Return the lines exactly as they stand, from the first of the material through the line containing "anchor=base] (doctext) at".

> [SOURCE EXCERPT]
####
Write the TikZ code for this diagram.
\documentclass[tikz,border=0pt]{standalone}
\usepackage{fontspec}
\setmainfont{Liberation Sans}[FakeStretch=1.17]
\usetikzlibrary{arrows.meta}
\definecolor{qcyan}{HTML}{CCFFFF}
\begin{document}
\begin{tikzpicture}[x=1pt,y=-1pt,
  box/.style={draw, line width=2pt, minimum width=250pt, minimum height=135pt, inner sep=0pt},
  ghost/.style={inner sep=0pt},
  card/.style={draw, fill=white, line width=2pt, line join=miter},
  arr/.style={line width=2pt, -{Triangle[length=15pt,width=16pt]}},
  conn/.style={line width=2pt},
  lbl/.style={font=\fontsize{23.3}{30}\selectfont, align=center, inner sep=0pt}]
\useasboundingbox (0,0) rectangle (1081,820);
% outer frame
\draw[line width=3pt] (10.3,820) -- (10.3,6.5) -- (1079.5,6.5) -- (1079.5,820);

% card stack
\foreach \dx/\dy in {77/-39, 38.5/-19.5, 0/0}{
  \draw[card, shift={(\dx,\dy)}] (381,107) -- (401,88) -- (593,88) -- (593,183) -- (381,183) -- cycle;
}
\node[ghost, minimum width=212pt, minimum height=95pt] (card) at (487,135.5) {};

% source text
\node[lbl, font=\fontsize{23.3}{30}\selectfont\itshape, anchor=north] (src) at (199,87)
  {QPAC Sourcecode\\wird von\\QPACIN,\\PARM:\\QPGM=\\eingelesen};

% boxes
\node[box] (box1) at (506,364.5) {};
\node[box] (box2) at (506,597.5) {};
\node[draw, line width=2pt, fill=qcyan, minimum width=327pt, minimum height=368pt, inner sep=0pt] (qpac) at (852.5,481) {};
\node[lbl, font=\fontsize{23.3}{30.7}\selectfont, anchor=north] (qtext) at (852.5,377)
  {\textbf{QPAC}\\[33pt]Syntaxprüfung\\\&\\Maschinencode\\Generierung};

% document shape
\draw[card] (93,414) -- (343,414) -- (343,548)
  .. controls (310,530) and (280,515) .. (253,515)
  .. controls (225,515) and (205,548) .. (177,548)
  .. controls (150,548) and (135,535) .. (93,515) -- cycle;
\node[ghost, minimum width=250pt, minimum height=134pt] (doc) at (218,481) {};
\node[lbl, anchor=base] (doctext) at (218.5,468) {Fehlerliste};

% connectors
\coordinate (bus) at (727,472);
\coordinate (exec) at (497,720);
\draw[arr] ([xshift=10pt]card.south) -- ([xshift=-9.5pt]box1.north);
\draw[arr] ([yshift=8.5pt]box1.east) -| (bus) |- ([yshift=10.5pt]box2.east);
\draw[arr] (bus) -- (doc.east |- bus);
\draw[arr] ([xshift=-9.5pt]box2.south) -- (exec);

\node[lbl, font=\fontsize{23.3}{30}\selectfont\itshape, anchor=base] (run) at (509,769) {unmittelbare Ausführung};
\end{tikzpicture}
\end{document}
####
> [ANSWER TO THE PROBLEM]
Write the TikZ code for this diagram.
\documentclass[tikz,border=0pt]{standalone}
\usepackage{fontspec}
\setmainfont{Liberation Sans}[FakeStretch=1.17]
\usetikzlibrary{arrows.meta}
\definecolor{qcyan}{HTML}{CCFFFF}
\begin{document}
\begin{tikzpicture}[x=1pt,y=-1pt,
  box/.style={draw, line width=2pt, minimum width=250pt, minimum height=135pt, inner sep=0pt},
  ghost/.style={inner sep=0pt},
  card/.style={draw, fill=white, line width=2pt, line join=miter},
  arr/.style={line width=2pt, -{Triangle[length=15pt,width=16pt]}},
  conn/.style={line width=2pt},
  lbl/.style={font=\fontsize{23.3}{30}\selectfont, align=center, inner sep=0pt}]
\useasboundingbox (0,0) rectangle (1081,820);
% outer frame
\draw[line width=3pt] (10.3,820) -- (10.3,6.5) -- (1079.5,6.5) -- (1079.5,820);

% card stack
\foreach \dx/\dy in {77/-39, 38.5/-19.5, 0/0}{
  \draw[card, shift={(\dx,\dy)}] (381,107) -- (401,88) -- (593,88) -- (593,183) -- (381,183) -- cycle;
}
\node[ghost, minimum width=212pt, minimum height=95pt] (card) at (487,135.5) {};

% source text
\node[lbl, font=\fontsize{23.3}{30}\selectfont\itshape, anchor=north] (src) at (199,87)
  {QPAC Sourcecode\\wird von\\QPACIN,\\PARM:\\QPGM=\\eingelesen};

% boxes
\node[box] (box1) at (506,364.5) {};
\node[box] (box2) at (506,597.5) {};
\node[draw, line width=2pt, fill=qcyan, minimum width=327pt, minimum height=368pt, inner sep=0pt] (qpac) at (852.5,481) {};
\node[lbl, font=\fontsize{23.3}{30.7}\selectfont, anchor=north] (qtext) at (852.5,377)
  {\textbf{QPAC}\\[33pt]Syntaxprüfung\\\&\\Maschinencode\\Generierung};

% document shape
\draw[card] (93,414) -- (343,414) -- (343,548)
  .. controls (310,530) and (280,515) .. (253,515)
  .. controls (225,515) and (205,548) .. (177,548)
  .. controls (150,548) and (135,535) .. (93,515) -- cycle;
\node[ghost, minimum width=250pt, minimum height=134pt] (doc) at (218,481) {};
\node[lbl, anchor=base] (doctext) at (218.5,468) {Fehlerliste};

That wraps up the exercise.